Example keys and values:

{
  "scaleX": 0.1,
  "shearX": 0.0,
  "translateX": -180.0,
  "shearY": 0.0,
  "scaleY": -0.1,
  "translateY": 90.0
}

bands

list

A list of dictionaries defining the properties of a single band sourced from a tileset. Note that the band order of the asset is the same as the order of bands. See the following bands dictionary element fields for more information.

bands[i].id

string

The ID (name) of the band.

bands[i].tilesetId

string

The ID of the tileset corresponding to the band.

bands[i].tilesetBandIndex

int32

The zero-based band index from the tileset corresponding to the band.

bands[i].missingData.values

list

A list of values (double type) which represent no data in the band.

bands[i].pyramidingPolicy

string

The pyramiding policy. See this link for more information. Options include:

  • "MEAN" (default)
  • "MODE"
  • "SAMPLE"

maskBands

list

A list of dictionaries defining the properties of a single mask band sourced from a tileset. Currently, at most 1 mask band may be provided.

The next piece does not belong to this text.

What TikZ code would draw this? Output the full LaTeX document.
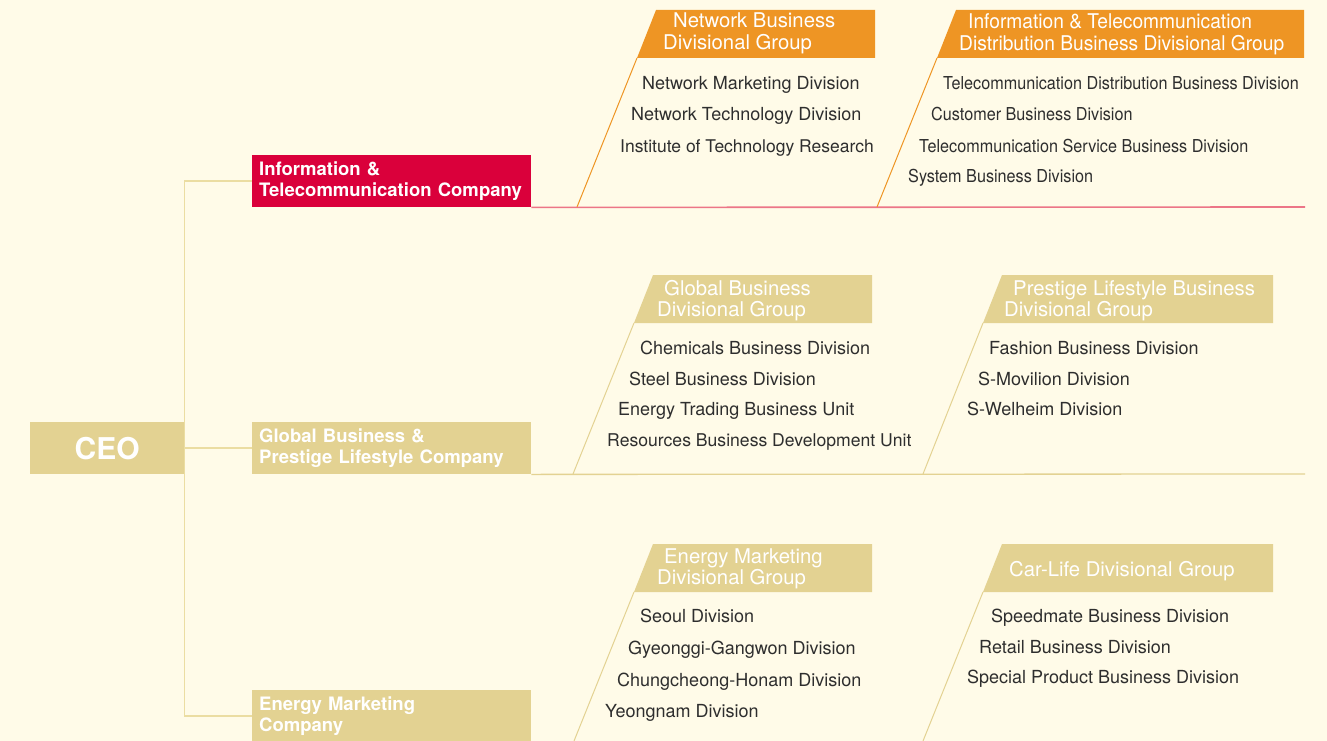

See the following maskBands dictionary element fields for more information.

maskBands[i].tilesetId

string

The ID of the tileset corresponding to the mask band. The last band of the tileset is always used as the mask band.

maskBands[i].bandIds

list of strings

List of the IDs of bands that the mask band applies to. If empty, the mask band is applied to all bands in the asset. Each band may only have one corresponding mask band.

footprint

dictionary

A dictionary defining the properties of the footprint of all valid pixels in an image. If empty, the default footprint is the entire image. See the following footprint dictionary element fields for more information.

footprint.points

list

A list of points defining a footprint of all valid pixels in an image. A point is defined by a dictionary with "x" and "y" keys having float values. A list of points are to describe a ring which forms the exterior of a simple polygon that must contain the centers of all valid pixels of the image. This must be a linear ring: the last point must be equal to the first. Coordinates are in the projection of the band specified by bandId.

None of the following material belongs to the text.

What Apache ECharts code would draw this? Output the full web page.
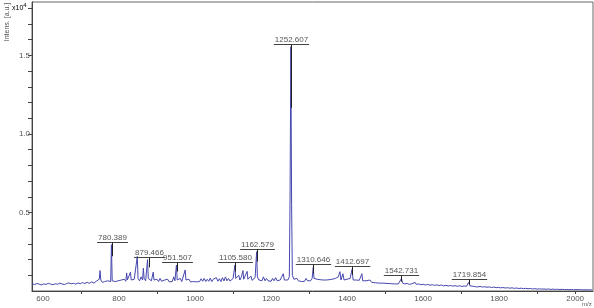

Note: Use non-integer coordinates such as the center of each pixel because footprint is taken to include a pixel if the pixel (a 1x1 rectangle) intersects the footprint. To avoid accidentally selecting neighboring pixels, don't use integer-valued coordinates, because those are the boundaries between pixels. Drawing the footprint along the pixel centers prevents including unintended pixels, which can cause errors when intended pixels are abutting a map boundary such as the antimeridian or a pole.

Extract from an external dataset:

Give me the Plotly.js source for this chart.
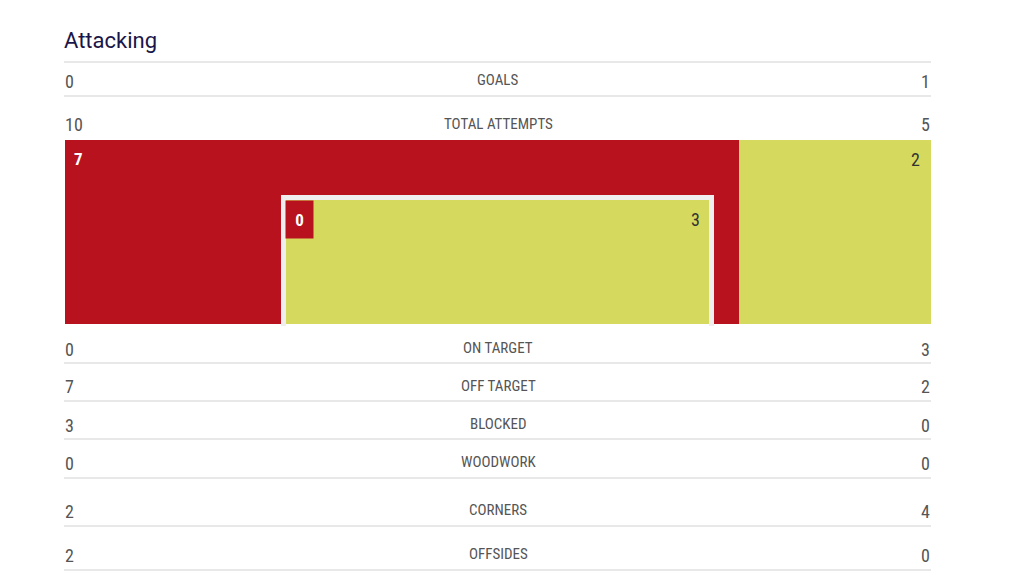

For example, for a 2x2 image with all four valid pixels, the following is one possible ring:

[
  {
    "x": 0.5,
    "y": 0.5
  },
  {
    "x": 0.5,
    "y": 1.5
  },
  {
    "x": 1.5,
    "y": 1.5
  },
  {
    "x": 1.5,
    "y": 0.5
  },
  {
    "x": 0.5,
    "y": 0.5
  }
]

footprint.bandId

string

The ID of the band whose CRS defines the coordinates of the footprint. If empty, the first band is used.

missingData.values

list

A list of values (double type) which represent no data in all bands of the image. Applies to all bands which do not specify their own missingData.

pyramidingPolicy

string

The pyramiding policy. If unspecified, the policy "MEAN" is applied by default. Applies to all bands which do not specify their own. See this link for more information. Options include:

  • "MEAN" (default)
  • "MODE"
  • "SAMPLE"

uriPrefix

string

An optional prefix prepended to all uris defined in the manifest.

startTime

integer

The timestamp associated with the asset, if any. This typically corresponds to the time at which a satellite image was taken. For assets that correspond to an interval of time, such as average values over a month or year, this timestamp corresponds to the start of that interval. Specified as as seconds and (optionally) nanoseconds since the epoch (1970-01-01). Assumed to be in the UTC time zone.

endTime

integer

For assets that correspond to an interval of time, such as average values over a month or year, this timestamp corresponds to the end of that interval (exclusive). Specified as as seconds and (optionally) nanoseconds since the epoch (1970-01-01). Assumed to be in the UTC time zone.

properties

dictionary

An arbitrary flat dictionary of key-value pairs. Keys must be strings and values can be either numbers or strings. List values are not yet supported for user-uploaded assets.

Limitations

JSON manifest size

The JSON manifest file size limit is 10 MB. If you have many files to upload, consider ways to reduce the number of characters needed to describe the dataset. For example, use the uriPrefix field to eliminate the need to provide the GCP bucket path for each URI in the uris list. If further size reduction is needed, try shortening the filenames.